Spatial joins enable the merging of geospatial data based on spatial relationships. This example shows how you can map cities to countries by their geographic locations.

Example 3: Advanced Geospatial Analysis – Proximity and Distance Calculations

For our final example, we’ll dive into more advanced geospatial analyses, focusing on proximity and distance calculations.

from geopandas import GeoDataFrame
from shapely.geometry import Point, LineString
import geopy.distance

# Creating GeoDataFrame from coordinates
coords = [(0, 0), (1, 1), (2, 2), (3, 3)]
points = [Point(xy) for xy in coords]
gdf = GeoDataFrame(geometry=points)

# Calculating distances between points
for i in range(len(gdf) - 1):
    pt1 = gdf.loc[i, 'geometry']
    pt2 = gdf.loc[i + 1, 'geometry']
    distance = geopy.distance.geodesic((pt1.y, pt1.x), (pt2.y, pt2.x)).kilometers
    print(f'Distance between point {i} and {i + 1}: {distance} km')

Output:

Distance between point 0 and 1: 156.89956829134027 km
Distance between point 1 and 2: 156.87614940188664 km
Distance between point 2 and 3: 156.82932911607335 km

This example illustrates using the geopy library to calculate distances between points.

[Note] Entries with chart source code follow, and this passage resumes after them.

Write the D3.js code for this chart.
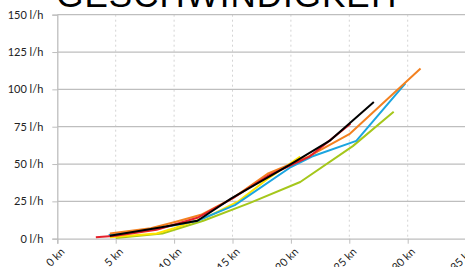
<!DOCTYPE html>
<html><head><meta charset="utf-8">
<script src="https://cdn.jsdelivr.net/npm/d3@7"></script>
<style>body{margin:0;background:#fff;overflow:hidden}svg{display:block}</style>
</head><body>
<script>
const title = "GESCHWINDIGKEIT";
const xTicks = [0,5,10,15,20,25,30,35];
const yTicks = [0,25,50,75,100,125,150];
const lime   = [[5,0.5],[9,3.5],[12.5,12],[16.5,24],[20.8,38],[25.3,62],[28.8,85]];
const yellow = [[4.5,1],[8.5,3.5],[10,7],[12.8,14.5],[15.5,25],[18,40],[20.8,55]];
const blue   = [[4.4,2.5],[8,6],[12,12],[15.2,22.5],[20,48],[21.8,55],[25.6,65.5],[29.8,104]];
const orange = [[4.5,3.5],[8,7],[10,11],[12.3,16],[15,27],[18,43.5],[21.5,55],[25,70],[26.6,81.5],[31.1,114]];
const red    = [[3.3,1],[5,2],[8.5,6],[12,14],[15,27],[18,42],[21.6,55],[23.2,65],[25.1,77]];
const black  = [[4.5,2],[8.8,7.5],[12,12],[14.9,27],[20,50],[23.3,65.5],[27.1,91.5]];
const series = [
  {d:lime,c:"#a5c71b"},{d:yellow,c:"#ffe500"},{d:blue,c:"#1ba5e0"},
  {d:orange,c:"#f38120"},{d:red,c:"#e5202a"},{d:black,c:"#000000"}];

const W=465,H=267;
const svg=d3.select("body").append("svg").attr("width",W).attr("height",H);
const x=d3.scaleLinear().domain([0,35]).range([57.3,466.1]);
const y=d3.scaleLinear().domain([0,150]).range([238.7,14.7]);

svg.append("text").attr("x",230).attr("y",7).attr("text-anchor","middle")
  .attr("font-family","Liberation Sans, Arial").attr("font-size",35).attr("letter-spacing",1).attr("fill","#000").text(title);

// vertical dotted grid
svg.append("g").selectAll("line").data(xTicks.filter(d=>d>0)).join("line")
  .attr("x1",d=>x(d)).attr("x2",d=>x(d)).attr("y1",y(150)).attr("y2",y(0))
  .attr("stroke","#d4d4d4").attr("stroke-width",1).attr("stroke-dasharray","2,3");
// horizontal grid
svg.append("g").selectAll("line").data(yTicks.filter(d=>d>0)).join("line")
  .attr("x1",x(0)).attr("x2",W).attr("y1",d=>y(d)).attr("y2",d=>y(d))
  .attr("stroke","#bebebe").attr("stroke-width",1.3);

// y axis
const ya=svg.append("g").attr("transform",`translate(${x(0)},0)`)
  .call(d3.axisLeft(y).tickValues(yTicks).tickSize(5).tickPadding(9).tickFormat(d=>d+" l/h"));
ya.select(".domain").attr("stroke","#bebebe").attr("stroke-width",1.3);
ya.selectAll(".tick line").attr("stroke","#bebebe");
ya.selectAll("text").attr("font-family","Lato, Open Sans, sans-serif").attr("font-size",11).attr("fill","#222");

// x axis
const xa=svg.append("g").attr("transform",`translate(0,${y(0)})`)
  .call(d3.axisBottom(x).tickValues(xTicks).tickSize(5).tickFormat(d=>d+" kn"));
xa.select(".domain").attr("stroke","#bebebe").attr("stroke-width",1.3);
xa.selectAll(".tick line").attr("stroke","#bebebe");
xa.selectAll("text").attr("font-family","Lato, Open Sans, sans-serif").attr("font-size",11).attr("fill","#222")
  .attr("text-anchor","end").attr("dy",0).attr("transform","translate(2,8) rotate(-45)");

const line=d3.line().x(d=>x(d[0])).y(d=>y(d[1]));
svg.append("g").selectAll("path").data(series).join("path")
  .attr("d",s=>line(s.d)).attr("fill","none").attr("stroke",s=>s.c)
  .attr("stroke-width",2).attr("stroke-linejoin","round");
</script>
</body></html>
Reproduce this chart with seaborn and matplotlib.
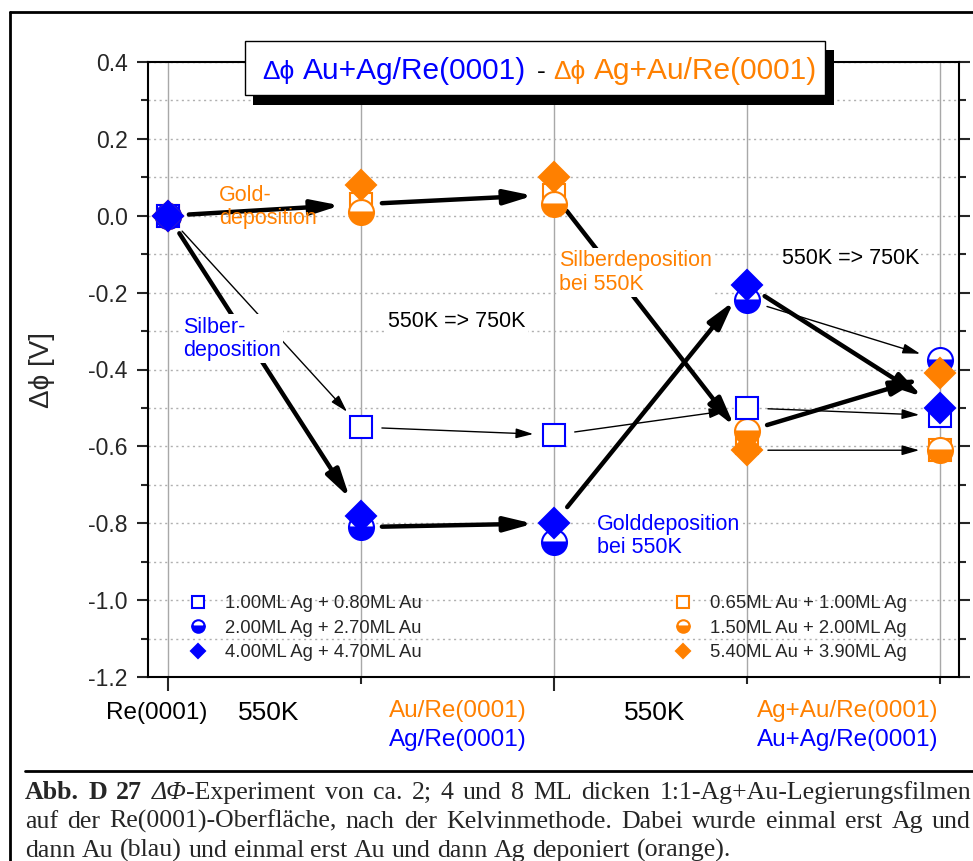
import matplotlib
matplotlib.use("Agg")
import seaborn as sns
import matplotlib.pyplot as plt
from matplotlib.lines import Line2D
from matplotlib.patches import Rectangle

# ---------------- Daten ----------------
schritte = [0, 1, 2, 3, 4]

# x-Beschriftung (zwischen den Schritten)
x_texte = [["Re(0001)"], ["550K"], ["Au/Re(0001)", "Ag/Re(0001)"],
           ["550K"], ["Ag+Au/Re(0001)", "Au+Ag/Re(0001)"]]

# erst Ag, dann Au (blau)
blau_legende = ["1.00ML Ag + 0.80ML Au", "2.00ML Ag + 2.70ML Au", "4.00ML Ag + 4.70ML Au"]
blau_quadrat = [0.0, -0.55, -0.57, -0.50, -0.52]
blau_kreis = [0.0, -0.81, -0.85, -0.22, -0.375]
blau_raute = [0.0, -0.78, -0.80, -0.18, -0.50]

# erst Au, dann Ag (orange)
orange_legende = ["0.65ML Au + 1.00ML Ag", "1.50ML Au + 2.00ML Ag", "5.40ML Au + 3.90ML Ag"]
orange_quadrat = [0.0, 0.03, 0.055, -0.59, -0.61]
orange_kreis = [0.0, 0.01, 0.03, -0.56, -0.61]
orange_raute = [0.0, 0.08, 0.10, -0.61, -0.41]

reihen = {"bq": blau_quadrat, "bk": blau_kreis, "br": blau_raute,
          "oq": orange_quadrat, "ok": orange_kreis, "or": orange_raute}

# Pfeile: (von Reihe, von Schritt, nach Reihe, nach Schritt, dick)
pfeile = [
    ("bq", 0, "bq", 1, False), ("br", 0, "br", 1, True), ("oq", 0, "oq", 1, True),
    ("bk", 1, "br", 2, True), ("bq", 1, "bq", 2, False), ("oq", 1, "oq", 2, True),
    ("br", 2, "br", 3, True), ("bq", 2, "bq", 3, False), ("oq", 2, "oq", 3, True),
    ("br", 3, "br", 4, True), ("bk", 3, "bk", 4, False), ("bq", 3, "bq", 4, False),
    ("ok", 3, "or", 4, True), ("or", 3, "oq", 4, False),
]

bildunterschrift = [
    [[("Abb.", "bold", "normal")], [("D", "bold", "normal")], [("27", "bold", "normal")],
     [("ΔΦ", "normal", "italic"), ("-Experiment", "normal", "normal")]]
    + [[(w, "normal", "normal")] for w in "von ca. 2; 4 und 8 ML dicken 1:1-Ag+Au-Legierungsfilmen".split()],
    [[(w, "normal", "normal")] for w in
     "auf der Re(0001)-Oberfläche, nach der Kelvinmethode. Dabei wurde einmal erst Ag und".split()],
    [[(w, "normal", "normal")] for w in
     "dann Au (blau) und einmal erst Au und dann Ag deponiert (orange).".split()],
]

BLAU = "#0000ff"
ORANGE = "#ff8000"
W, H = 973, 861

sns.set_style("ticks")
plt.rcParams["font.family"] = ["Liberation Sans", "DejaVu Sans"]
plt.rcParams["axes.unicode_minus"] = False

fig = plt.figure(figsize=(W / 100, H / 100), dpi=100)
ax = fig.add_axes([148 / W, 1 - 677 / H, (959 - 148) / W, (677 - 62) / H])


def punkte(werte, marker, farbe, groesse, fuellung):
    kws = dict(marker=marker, markersize=groesse, color=farbe, markeredgecolor=farbe,
               linestyle="", markeredgewidth=1.5, zorder=4)
    if fuellung == "unten":
        kws.update(fillstyle="bottom", markerfacecoloralt="white")
    elif fuellung == "leer":
        kws.update(markerfacecolor="white")
    sns.lineplot(x=schritte, y=werte, ax=ax, errorbar=None, sort=False, **kws)
    return ax.lines[-1]


# Zeichenreihenfolge wie im Original
h_oq = punkte(orange_quadrat, "s", ORANGE, 16, "leer")
h_ok = punkte(orange_kreis, "o", ORANGE, 18, "unten")
h_bq = punkte(blau_quadrat, "s", BLAU, 16, "leer")
h_bk = punkte(blau_kreis, "o", BLAU, 18, "unten")
h_or = punkte(orange_raute, "D", ORANGE, 15, "voll")
h_br = punkte(blau_raute, "D", BLAU, 15, "voll")

# Pfeile zwischen den Messpunkten
for r1, i, r2, j, dick in pfeile:
    if dick:
        stil = dict(arrowstyle="-|>,head_length=0.85,head_width=0.22", lw=3.2, mutation_scale=20)
    else:
        stil = dict(arrowstyle="-|>,head_length=0.7,head_width=0.2", lw=1.0, mutation_scale=15)
    ax.annotate("", xy=(schritte[j], reihen[r2][j]), xytext=(schritte[i], reihen[r1][i]),
                arrowprops=dict(color="black", shrinkA=15, shrinkB=15, **stil), zorder=3)

# Achsen
ax.set_xlim(-0.104, 4.098)
ax.set_ylim(-1.2, 0.4)
ax.set_xticks([0, 2])
ax.set_xticks([1, 3, 4], minor=True)
ax.set_yticks([0.4, 0.2, 0.0, -0.2, -0.4, -0.6, -0.8, -1.0, -1.2])
ax.set_yticks([0.3, 0.1, -0.1, -0.3, -0.5, -0.7, -0.9, -1.1], minor=True)
ax.set_yticklabels([f"{v:.1f}" for v in ax.get_yticks()])
ax.tick_params(axis="y", which="major", length=8, width=1.5, labelsize=16.5, pad=6.5, direction="out")
ax.tick_params(axis="y", which="minor", length=5, width=1.5, direction="out")
ax.tick_params(axis="y", which="both", right=True)
ax.tick_params(axis="x", which="major", length=10, width=1.5, labelbottom=False, direction="out")
ax.tick_params(axis="x", which="minor", length=5, width=1.5, direction="out")
ax.set_axisbelow(True)
ax.grid(axis="x", which="both", color="#a8a8a8", lw=1.0, ls="-")
ax.grid(axis="y", which="both", color="#b0b0b0", lw=1.0, ls=(0, (1.5, 2.5)))
for s in ax.spines.values():
    s.set_linewidth(1.5)
    s.set_color("black")
ax.set_ylabel("Δϕ [V]", fontsize=20)
ax.yaxis.set_label_coords(-0.1147, 0.5)

# x-Beschriftung
x_pos = [-0.06, 0.52, 1.5, 2.52, 3.52]
for pos, zeilen in zip(x_pos, x_texte):
    if len(zeilen) == 1:
        gr = 19 if zeilen[0] == "550K" else 17.5
        ax.text(pos, -0.0585, zeilen[0], transform=ax.get_xaxis_transform(),
                ha="center", va="center", fontsize=gr, color="black")
    else:
        ax.text(pos, -0.055, zeilen[0], transform=ax.get_xaxis_transform(),
                ha="center", va="center", fontsize=17.5, color=ORANGE)
        ax.text(pos, -0.102, zeilen[1], transform=ax.get_xaxis_transform(),
                ha="center", va="center", fontsize=17.5, color=BLAU)

# Beschriftungen im Diagramm
weiss = dict(facecolor="white", edgecolor="none", pad=1.5)
ax.text(0.265, 0.022, "Gold-\ndeposition", color=ORANGE, fontsize=15.5, ha="left", va="center",
        linespacing=1.15, zorder=5)
ax.text(0.078, -0.32, "Silber-\ndeposition", color=BLAU, fontsize=15.5, ha="left", va="center",
        linespacing=1.15, bbox=weiss, zorder=5)
ax.text(1.14, -0.276, "550K => 750K", color="black", fontsize=15.5, ha="left", va="center",
        bbox=weiss, zorder=5)
ax.text(2.026, -0.148, "Silberdeposition\nbei 550K", color=ORANGE, fontsize=15.5, ha="left",
        va="center", linespacing=1.15, bbox=weiss, zorder=5)
ax.text(3.18, -0.11, "550K => 750K", color="black", fontsize=15.5, ha="left", va="center",
        bbox=weiss, zorder=5)
ax.text(2.223, -0.833, "Golddeposition\nbei 550K", color=BLAU, fontsize=15.5, ha="left",
        va="center", linespacing=1.15, bbox=weiss, zorder=5)

# Legenden
leg_kws = dict(loc="upper left", frameon=False, fontsize=13.3, markerscale=0.5, handlelength=1.2,
               handletextpad=0.85, labelspacing=0.4, borderpad=0, borderaxespad=0)
leg1 = ax.legend([h_bq, h_bk, h_br], blau_legende, bbox_to_anchor=(0.048, 0.133), **leg_kws)
ax.add_artist(leg1)
ax.legend([h_oq, h_ok, h_or], orange_legende, bbox_to_anchor=(0.646, 0.133), **leg_kws)

renderer = fig.canvas.get_renderer()

# Titelkasten mit Schatten
fig.patches.append(Rectangle((253 / W, 1 - 105 / H), 581 / W, 55 / H, transform=fig.transFigure,
                             facecolor="black", edgecolor="none", zorder=10))
fig.patches.append(Rectangle((245 / W, 1 - 95 / H), 580 / W, 54 / H, transform=fig.transFigure,
                             facecolor="white", edgecolor="black", lw=1, zorder=11))
x = 262
for txt, farbe, gr, luecke in [("Δϕ", BLAU, 19, 9), ("Au+Ag/Re(0001)", BLAU, 21.5, 10),
                               ("-", "black", 19, 8), ("Δϕ", ORANGE, 19, 8),
                               ("Ag+Au/Re(0001)", ORANGE, 21.5, 0)]:
    t = fig.text(x / W, 1 - 79 / H, txt, color=farbe, fontsize=gr, ha="left", va="baseline", zorder=12)
    x += t.get_window_extent(renderer).width + luecke

# Rahmen
fig.add_artist(Line2D([10 / W, 10 / W], [1 - 12 / H, 0], transform=fig.transFigure, color="black", lw=2))
fig.add_artist(Line2D([10 / W, 1], [1 - 12 / H, 1 - 12 / H], transform=fig.transFigure, color="black", lw=2))
fig.add_artist(Line2D([25 / W, 1], [1 - 771 / H, 1 - 771 / H], transform=fig.transFigure, color="black", lw=2))

# Bildunterschrift im Blocksatz
x0, x1, gr = 25, 971, 18.6
serif = ["Liberation Serif", "DejaVu Serif"]
for n, zeile in enumerate(bildunterschrift):
    y = 1 - (799 + 29 * n) / H
    woerter = []
    for wort in zeile:
        teile = []
        for txt, gew, stil in wort:
            t = fig.text(0, y, txt, fontsize=gr, family=serif, weight=gew, style=stil, va="baseline")
            teile.append((t, t.get_window_extent(renderer).width))
        woerter.append(teile)
    breiten = [sum(b for _, b in teile) for teile in woerter]
    if n < len(bildunterschrift) - 1:
        luecke = (x1 - x0 - sum(breiten)) / (len(woerter) - 1)
    else:
        luecke = 0.25 * gr * 100 / 72
    x = x0
    for teile, b in zip(woerter, breiten):
        xx = x
        for t, bt in teile:
            t.set_x(xx / W)
            xx += bt
        x += b + luecke

fig.savefig("out.png", dpi=100)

This is particularly useful for analyzing the geographical spread of events or objects in space.

Conclusion

Through these examples, we’ve seen how Pandas can be used effectively for geospatial data analysis by leveraging libraries like Geopandas and matplotlib. Whether you’re looking to simply load and visualize spatial data, perform spatial joins, or conduct complex geographical analyses, the combination of these tools provides a powerful framework for geospatial data science projects.